Teach maths vocabulary
Maths has a language – enough to create its own dictionary. Students need this terminology to make progress with maths. Get familiar with maths vocabulary and jargon so that maths words in your topic jump out and beg to be explored with your students. Teach their pronunciation, meaning and spelling. Put them into context and give practice in using them. It may be only one word in the lesson but that’s OK. Many people have a narrow view of what maths language is.
Some ideas for putting this into practice.
Opposites that we use in everyday language are an important basic maths concept – back/ front, left/ right, length/ breadth, short/tall, positive/negative, horizontal/vertical, forward/backward…..
Symbols and abbreviations in maths are everywhere – teach their meaning when you encounter them. For example 1 Kg is called ‘one kilo’ just as 1lb is called ‘one pound’. What is a set? What does average mean? Where did a.m. and p.m. come from? Interest in the origins of language can help words to stick. Watch for opportunities to name shapes, to understand what three dimensions are, to point out angles, learn what a sequence is and to recognise symmetry and tessellation when they crop up. Discuss why we use tables and charts and practice reading and creating them. Reading and creating charts is an important skill used even in the most menial jobs.
Choose themes with maths in them
We all use themes as a vehicle for delivering literacy lessons. Local history, hot topics in the news, health and fitness, nutrition, sport, family tree, gardening, the weather….. all have the possibility to include numeracy.
Many students are interested in health and fitness
Example topic: Should we be reaching for that energy drink?

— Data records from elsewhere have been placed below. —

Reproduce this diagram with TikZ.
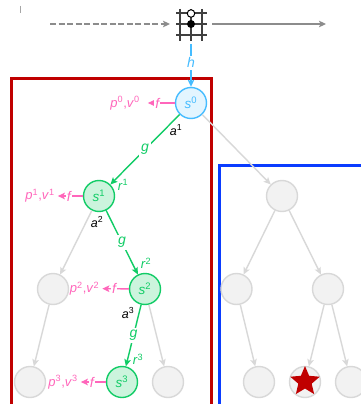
\documentclass[tikz,border=0pt]{standalone}
\usepackage{fontspec}
\setmainfont{Liberation Sans}
\usetikzlibrary{arrows.meta,shapes.geometric}
\definecolor{cblue}{HTML}{45BCFF}
\definecolor{cbluef}{HTML}{E3F5FF}
\definecolor{cgreen}{HTML}{11CC66}
\definecolor{cgreenf}{HTML}{CCF4DD}
\definecolor{cpink}{HTML}{FF66BB}
\definecolor{cgrey}{HTML}{D8D8D8}
\definecolor{cgreyf}{HTML}{F2F2F2}
\definecolor{cred}{HTML}{C00000}
\definecolor{cbox}{HTML}{0A3CFF}
\definecolor{carrow}{HTML}{8C8C8C}
\newcommand{\sym}[2]{\textit{#1}\textsuperscript{#2}}
\newcommand{\pv}[1]{\textit{p}\textsuperscript{#1}\kern.2pt,\textit{v}\textsuperscript{#1}}
\tikzset{
  x=1pt,y=-1pt,
  state/.style={circle,draw,line width=1.4pt,minimum size=31pt,inner sep=0pt,font=\fontsize{13.5}{15}\selectfont},
  rootstate/.style={state,draw=cblue,fill=cbluef,text=cblue},
  greenstate/.style={state,draw=cgreen,fill=cgreenf,text=cgreen},
  greystate/.style={state,draw=cgrey,fill=cgreyf},
  tipg/.style={-{Stealth[length=7pt,width=6.5pt,inset=1.5pt]}},
  greyedge/.style={tipg,draw=cgrey,line width=1.4pt},
  greenedge/.style={tipg,draw=cgreen,line width=1.4pt},
  fedge/.style={tipg,draw=cpink,line width=1.4pt,shorten >=3pt},
  onedge/.style={fill=white,inner sep=2pt,font=\fontsize{14}{16}\itshape\selectfont},
  glabel/.style={onedge,text=cgreen},
  flabel/.style={onedge,text=cpink,inner sep=1pt},
  hlabel/.style={onedge,text=cblue},
  pvlabel/.style={text=cpink,inner sep=0pt,font=\fontsize{13}{15}\selectfont},
  rlabel/.style={text=cgreen,inner sep=0pt,font=\fontsize{13}{15}\selectfont},
  alabel/.style={text=black,inner sep=0pt,font=\fontsize{12.5}{15}\selectfont},
  gridline/.style={draw=black!75,line width=1.2pt},
  flow/.style={tipg,draw=carrow,line width=1.5pt},
}
\begin{document}
\begin{tikzpicture}
\clip (0,0) rectangle (361,404);
\fill[white] (0,0) rectangle (361,404);
\draw[black!35,line width=.5pt] (20.5,6) -- (20.5,13);
% frames
\draw[cred,line width=3pt] (11,410) -- (11,78) -- (211,78) -- (211,410);
\draw[cbox,line width=3pt] (219,410) -- (219,165) -- (370,165);
% board
\foreach \x in {180,191,202} \draw[gridline] (\x,9) -- (\x,41);
\foreach \y in {13,24,35} \draw[gridline] (176,\y) -- (207,\y);
\node[circle,draw=black,fill=white,line width=1pt,minimum size=7.5pt,inner sep=0pt] (white) at (191,13.5) {};
\node[circle,fill=black,minimum size=8pt,inner sep=0pt] (black) at (191,24) {};
\coordinate (inL) at (50,24);
\coordinate (inR) at (170,24);
\coordinate (outL) at (212,24);
\coordinate (outR) at (326,24);
\coordinate (boardB) at (191,44);
\draw[flow,dash pattern=on 6pt off 2.5pt] (inL) -- (inR);
\draw[flow] (outL) -- (outR);
% states
\node[rootstate] (s0) at (191,103) {\sym{s}{0}};
\node[greenstate] (s1) at (99,196) {\sym{s}{1}};
\node[greenstate] (s2) at (145,289) {\sym{s}{2}};
\node[greenstate] (s3) at (122,382) {\sym{s}{3}};
\node[greystate] (l2) at (53,289) {};
\node[greystate] (l3) at (30,382) {};
\node[greystate] (m3) at (168,382) {};
\node[greystate] (t) at (282,196) {};
\node[greystate] (u) at (236.5,289) {};
\node[greystate] (v) at (328,289) {};
\node[greystate] (w) at (259,382) {};
\node[greystate] (x) at (305,382) {};
\node[greystate] (y) at (351,382) {};
\node[star,star points=5,star point ratio=2.2,fill=cred,minimum size=31pt,inner sep=0pt] (goal) at (305,381.5) {};
% representation
\draw[tipg,draw=cblue,line width=1.4pt] (boardB) -- node[hlabel,pos=.44] {h} (s0);
% grey edges
\draw[greyedge] (s0) -- (t);
\draw[greyedge] (t) -- (u);
\draw[greyedge] (t) -- (v);
\draw[greyedge] (u) -- (w);
\draw[greyedge] (v) -- (x);
\draw[greyedge] (v) -- (y);
\draw[greyedge] (s1) -- (l2);
\draw[greyedge] (l2) -- (l3);
\draw[greyedge] (s2) -- (m3);
% green edges
\draw[greenedge] (s0) -- node[glabel] {g} (s1);
\draw[greenedge] (s1) -- node[glabel] {g} (s2);
\draw[greenedge] (s2) -- node[glabel] {g} (s3);
% predictions
\node[pvlabel] (p0) at (125,103) {\pv{0}};
\node[pvlabel] (p1) at (40,196) {\pv{1}};
\node[pvlabel] (p2) at (84.5,288.5) {\pv{2}};
\node[pvlabel] (p3) at (63,382) {\pv{3}};
\draw[fedge,shorten >=8pt] (s0) -- node[flabel] {f} (p0);
\draw[fedge] (s1) -- node[flabel] {f} (p1);
\draw[fedge] (s2) -- node[flabel] {f} (p2);
\draw[fedge] (s3) -- node[flabel] {f} (p3);
% action and reward labels
\node[alabel] (a1) at (176,130) {\sym{a}{1}};
\node[alabel] (a2) at (97,222) {\sym{a}{2}};
\node[alabel] (a3) at (128,313) {\sym{a}{3}};
\node[rlabel] (r1) at (123,185) {\sym{r}{1}};
\node[rlabel] (r2) at (146,263) {\sym{r}{2}};
\node[rlabel] (r3) at (138,359) {\sym{r}{3}};
\end{tikzpicture}
\end{document}
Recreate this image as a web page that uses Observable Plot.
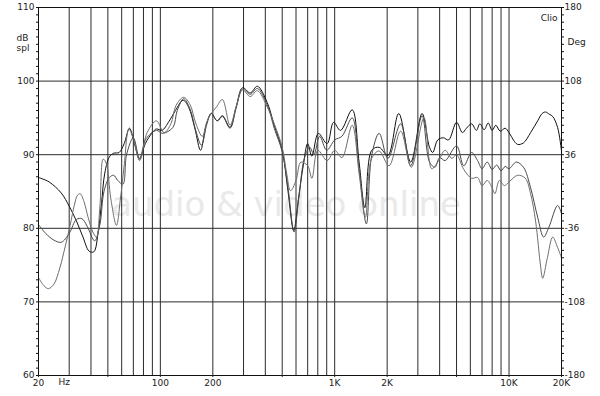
<!DOCTYPE html>
<html><head><meta charset="utf-8">
<script src="https://cdn.jsdelivr.net/npm/d3@7"></script>
<script src="https://cdn.jsdelivr.net/npm/@observablehq/plot@0.6"></script>
<style>html,body{margin:0;padding:0;background:#fff} svg{display:block}</style>
</head><body><div id="chart"></div>
<script>
// Frequency response curves: [frequency Hz, level dB SPL]
const curveA = [[20,86.9],[23,86.3],[27,84.8],[30,83],[33,81],[36,78.8],[39,76.9],[41.5,76.8],[44,79.5],[46,83.5],[48,87.5],[51,89.7],[54,90.2],[58,90.3],[62,91.5],[66.5,93.6],[71,91.5],[76,89.4],[82,91.5],[90,93],[95,93.5],[102,93.3],[112,94.5],[122,96],[135,97.4],[145,96.5],[158,93.5],[170,90.6],[183,94],[196,95.6],[212,94.6],[227,95.3],[251,93.7],[272,96.5],[296,99.1],[328,98.4],[360,99.3],[410,97.1],[450,94],[500,90.6],[540,85],[582,79.7],[620,84],[660,88.5],[700,91.5],[740,89.8],[806,92.9],[905,91.5],[985,94.4],[1080,93.3],[1260,96.1],[1380,89],[1490,82.8],[1630,90.6],[1800,91],[2020,89.9],[2330,95.6],[2730,89],[3170,95.6],[3500,91],[3650,90.3],[3900,92],[4200,92.3],[4500,92],[5000,94.4],[5400,93],[5700,93.6],[6100,94.2],[6500,93.3],[6800,94.2],[7200,93.4],[7600,94.3],[8000,93.3],[8400,94],[8900,93.2],[9500,93.6],[10000,93],[10600,92],[11200,91.4],[12100,91.6],[13300,93],[14600,94.6],[15500,95.6],[16200,95.8],[17000,95.5],[17800,95.2],[19000,93.7],[20000,90.5]];
const curveB = [[20,80.5],[22,79.3],[24.5,78.4],[27,78.1],[30,79.3],[33,81.2],[35.5,81.3],[38,80.3],[42,78.3],[45,80.5],[47.5,85],[51,86.9],[54,87.2],[57,86.5],[61,86],[64,90],[70,92.3],[76,89.5],[83,92.2],[95,93.3],[103,92.9],[118,93.7],[125,96],[136,97.6],[148,96.2],[160,93.2],[172,91.3],[185,94.2],[196,95.6],[212,94.6],[227,95.2],[251,93.6],[272,96.3],[296,98.9],[328,98.2],[360,99],[410,96.8],[450,93.6],[500,90.4],[540,85.5],[585,79.5],[625,84.5],[670,89.5],[720,91],[760,90],[820,92.5],[900,90.6],[1000,92],[1100,92.5],[1260,95],[1380,88],[1520,80.6],[1630,89.9],[1800,92.9],[2020,89.5],[2390,94.2],[2730,88.5],[3170,95.3],[3500,89],[3760,88.3],[4000,89.6],[4300,89.2],[5000,91.2],[5500,88.5],[6100,90.3],[6600,89.2],[7000,88.1],[7500,89],[8000,88],[8500,88.6],[9000,87.8],[9500,88.4],[10000,88.1],[11000,89],[12100,88.3],[13300,85.5],[14600,81.5],[15800,78.8],[16900,80.1],[19000,83.1],[20000,82]];
const curveC = [[20,73.3],[21.5,72.2],[22.8,71.8],[24.5,72.4],[26.5,74.6],[28.5,77.6],[30.5,80.6],[32,83],[33.5,84.5],[34.7,84.7],[36.5,83.6],[38.5,81.5],[41,79.5],[43,78.8],[45,83],[47,89.4],[49,88.8],[52,84],[56,80.4],[59,84],[62,88.5],[66,93.5],[70,92.2],[76,89.2],[84,93],[95,94.6],[105,93],[115,94.2],[123,96.7],[136,97.8],[148,96.8],[160,94.2],[174,92.5],[185,94.5],[196,95.6],[210,96.5],[227,97.5],[251,94],[272,96.5],[296,98.8],[328,97.9],[360,98.7],[410,96.5],[450,94.2],[500,91],[530,87.5],[558,85.1],[600,86.5],[640,89],[700,88.5],[740,86.8],[800,90.6],[905,89.2],[1000,90.6],[1100,89.6],[1260,94],[1380,87.5],[1500,81.5],[1630,89.5],[1800,90.5],[2050,88.5],[2390,93.2],[2750,88.3],[3250,95],[3600,88.1],[3900,89],[4300,90.6],[4700,89.5],[5000,90],[5500,88],[6100,86.8],[6600,86.9],[7000,85.8],[7500,86.5],[8000,85.5],[8300,84.7],[8800,86.5],[9400,85.8],[10000,86.3],[11200,87.2],[12400,86.8],[13300,84.7],[14200,81],[15200,74.7],[15600,73.2],[16600,76],[17800,78.8],[19000,77.4],[20000,76]];

const seriesNames = ["A", "B", "C"];
const gridFreqs = [30,40,50,60,70,80,90,100,200,300,400,500,600,700,800,900,1000,2000,3000,4000,5000,6000,7000,8000,9000,10000];
const gridDb = [70, 80, 90, 100];
const xTicks = [20, 50, 100, 200, 500, 1000, 2000, 5000, 10000, 20000];
const xTickLabels = ["20", "50", "100", "200", "500", "1K", "2K", "5K", "10K", "20K"];
const yTicks = [60, 70, 80, 90, 100, 110];
const degLabels = ["-180", "-108", "-36", "36", "108", "180"];
const minorY = d3.range(60, 111, 1);

const rows = [];
[curveA, curveB, curveC].forEach((c, k) => c.forEach(([f, db]) => rows.push({f, db, s: seriesNames[k]})));

const plot = Plot.plot({
  width: 600, height: 396,
  marginLeft: 38, marginRight: 39, marginTop: 7, marginBottom: 21,
  style: {fontFamily: "DejaVu Sans", fontSize: "9px", color: "#222", background: "#fff", overflow: "visible"},
  x: {type: "log", domain: [20, 20000], axis: null, label: null},
  y: {domain: [60, 110], axis: null, label: null},
  color: {domain: seriesNames, range: ["#111111", "#4a4a4a", "#6e6e6e"]},
  marks: [
    Plot.text(["audio & video online"], {frameAnchor: "middle", dx: -14, dy: 14, fontSize: 34, fill: "#e9e9e9", fontFamily: "DejaVu Sans"}),
    Plot.ruleX(gridFreqs, {stroke: "#2a2a2a", strokeWidth: 1}),
    Plot.ruleY(gridDb, {stroke: "#2a2a2a", strokeWidth: 1}),
    Plot.line(rows, {x: "f", y: "db", z: "s", stroke: "s", curve: "catmull-rom", strokeWidth: 1}),
    Plot.frame({stroke: "#111"}),
    Plot.axisY({ticks: minorY, anchor: "left", tickSize: 2, tickFormat: () => "", label: null, stroke: "#111"}),
    Plot.axisY({ticks: minorY, anchor: "right", tickSize: 2, tickFormat: () => "", label: null, stroke: "#111"}),
    Plot.axisY({ticks: yTicks, anchor: "left", tickSize: 0, tickPadding: 4, label: null}),
    Plot.axisY({ticks: yTicks, anchor: "right", tickSize: 0, tickPadding: 3, label: null, tickFormat: d => degLabels[yTicks.indexOf(d)]}),
    Plot.axisX({ticks: xTicks, anchor: "bottom", tickSize: 2, tickPadding: 2, label: null, tickFormat: d => xTickLabels[xTicks.indexOf(d)]}),
    Plot.text(["Hz"], {frameAnchor: "bottom-left", dx: 20, dy: 9, textAnchor: "start"}),
    Plot.text(["dB\nspl"], {frameAnchor: "top-left", dx: -22, dy: 26, textAnchor: "start", lineHeight: 1.15}),
    Plot.text(["Deg"], {frameAnchor: "top-right", dx: 6, dy: 31, textAnchor: "start"}),
    Plot.text(["Clio"], {frameAnchor: "top-right", dx: -4, dy: 7, textAnchor: "end"})
  ]
});
document.getElementById("chart").appendChild(plot);
</script>
</body></html>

Many of us use sports and energy drinks. Discussion, research, literacy and numeracy all come into this topic. Explore how students handle big numbers, what they know about units of metric weight and measurement and percentages in real terms.
Explore literature with a basic mathematical theme
Look out for books that have a maths theme. Again, rouse student’s imagination and interest in these maths themes by having conversations, expanding their knowledge and building on it.
The Curious Incident of the Dog in the Night-Time – novel by Mark Haddon. Christopher Bone, the main character, has a fascination with prime numbers.
A Tree Grows in Brooklyn – novel by Betty Smith. The theme is family connectedness and relationships. This book provides an opportunity to explore the meaning of relationships in general and to extend it to maths.
Enigma – 2001 film starring Kate Winslet and Dougray Scott on use of numbers during WW2 to create and break code. This provides an opportunity to look at how numbers are used in systems, what binary numbers are and how they are all connected to computers.
The Diary of Anne Frank – Create a time line of Anne’s life.
Explore the lives of some famous mathematicians:
Pythagoras, test out his theorem in practice and discuss where it is used today.
Fibonacci and his number sequences. What are they and where are they used?
Archimedes – his pi theory is constantly in use. Examine interesting facts about circles and test his theory with string. How does it work out in practice?
For tutors who aren’t comfortable with maths the challenge is to find a way to embrace it and to develop ‘maths eyes’. Make a start by exploring what students what they know about a maths topic. You can follow this up by refreshing yourself on the topic and preparing for the next lesson. Remember you don’t need to be an expert, just one step ahead of your students. Interacting with other tutors will help to spark ideas about suitable approaches and ways of expanding a topic. You may be pleasantly surprised at the satisfaction you will derive from having prepared a lesson that engaged your students, had real substance and where you were learning yourself.